The Soviet Union plunged into recession following the 1985-1986 oil crisis. It was enough for the already unhealthy, command-style Soviet economy to crumble. In 1986, USSR’s external loans were about $30 billion; by 1989 they had reached $50 billion.
... The US predictably profited: in 1986, American gas stations even gave away free petrol for advertising.

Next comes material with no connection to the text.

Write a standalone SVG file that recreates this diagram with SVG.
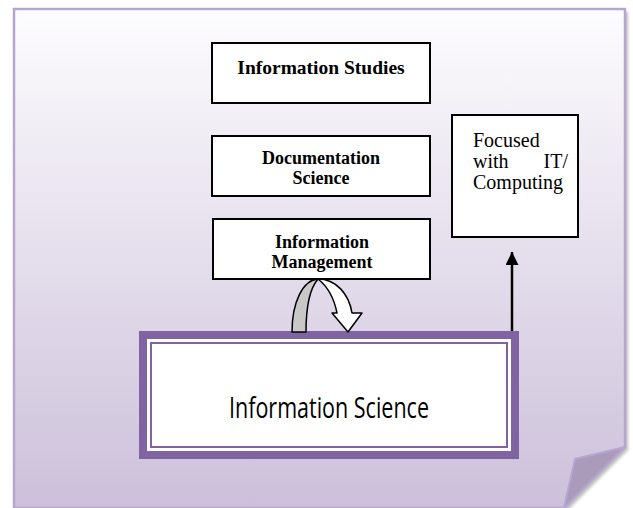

The oil crisis significantly helped the US win the Cold War against the USSR: the economic recession led Mikhail Gorbachev to make hugely unpopular political decisions. An attempt to reform the governmental system (known as Perestroika) was largely hopeless due to the lack of funds. Gorbachev’s populist rhetoric didn’t play well with an impoverished population. They demanded responsibility for the government’s short-sighted actions, and that’s when Boris Yeltsin came in with his harsh critique of the Soviet system at large. By the end of the 1980s, the collapse of the Soviet EMPIRE was all but inevitable.